- [Task description]: Extract all records. Keep each one exact.

═══ Exercise data

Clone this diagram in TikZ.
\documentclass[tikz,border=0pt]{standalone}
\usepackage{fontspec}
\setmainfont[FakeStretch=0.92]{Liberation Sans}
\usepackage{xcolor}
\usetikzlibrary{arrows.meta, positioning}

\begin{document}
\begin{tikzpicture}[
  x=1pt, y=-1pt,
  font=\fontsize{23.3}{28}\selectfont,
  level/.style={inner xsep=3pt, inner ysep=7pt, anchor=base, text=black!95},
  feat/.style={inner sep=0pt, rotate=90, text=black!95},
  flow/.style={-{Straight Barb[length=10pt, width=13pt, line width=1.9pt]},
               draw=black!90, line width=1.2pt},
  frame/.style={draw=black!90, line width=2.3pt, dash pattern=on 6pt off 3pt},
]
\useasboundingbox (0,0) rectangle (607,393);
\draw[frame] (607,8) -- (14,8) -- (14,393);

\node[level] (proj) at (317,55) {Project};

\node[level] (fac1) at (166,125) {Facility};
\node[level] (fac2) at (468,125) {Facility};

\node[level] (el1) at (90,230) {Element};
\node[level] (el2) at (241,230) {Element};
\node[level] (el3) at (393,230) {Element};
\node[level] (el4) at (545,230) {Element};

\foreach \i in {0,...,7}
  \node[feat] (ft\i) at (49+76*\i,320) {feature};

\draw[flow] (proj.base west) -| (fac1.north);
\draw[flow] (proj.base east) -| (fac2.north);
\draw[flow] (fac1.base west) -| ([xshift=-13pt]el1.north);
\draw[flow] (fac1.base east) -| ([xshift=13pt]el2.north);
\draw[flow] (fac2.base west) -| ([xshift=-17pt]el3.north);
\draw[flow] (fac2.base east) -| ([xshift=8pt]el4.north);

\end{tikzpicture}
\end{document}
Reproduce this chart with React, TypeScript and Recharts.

══════

- [Answer to this problem]:
Clone this diagram in TikZ.
\documentclass[tikz,border=0pt]{standalone}
\usepackage{fontspec}
\setmainfont[FakeStretch=0.92]{Liberation Sans}
\usepackage{xcolor}
\usetikzlibrary{arrows.meta, positioning}

\begin{document}
\begin{tikzpicture}[
  x=1pt, y=-1pt,
  font=\fontsize{23.3}{28}\selectfont,
  level/.style={inner xsep=3pt, inner ysep=7pt, anchor=base, text=black!95},
  feat/.style={inner sep=0pt, rotate=90, text=black!95},
  flow/.style={-{Straight Barb[length=10pt, width=13pt, line width=1.9pt]},
               draw=black!90, line width=1.2pt},
  frame/.style={draw=black!90, line width=2.3pt, dash pattern=on 6pt off 3pt},
]
\useasboundingbox (0,0) rectangle (607,393);
\draw[frame] (607,8) -- (14,8) -- (14,393);

\node[level] (proj) at (317,55) {Project};

\node[level] (fac1) at (166,125) {Facility};
\node[level] (fac2) at (468,125) {Facility};

\node[level] (el1) at (90,230) {Element};
\node[level] (el2) at (241,230) {Element};
\node[level] (el3) at (393,230) {Element};
\node[level] (el4) at (545,230) {Element};

\foreach \i in {0,...,7}
  \node[feat] (ft\i) at (49+76*\i,320) {feature};

\draw[flow] (proj.base west) -| (fac1.north);
\draw[flow] (proj.base east) -| (fac2.north);
\draw[flow] (fac1.base west) -| ([xshift=-13pt]el1.north);
\draw[flow] (fac1.base east) -| ([xshift=13pt]el2.north);
\draw[flow] (fac2.base west) -| ([xshift=-17pt]el3.north);
\draw[flow] (fac2.base east) -| ([xshift=8pt]el4.north);

\end{tikzpicture}
\end{document}
Reproduce this chart with React, TypeScript and Recharts.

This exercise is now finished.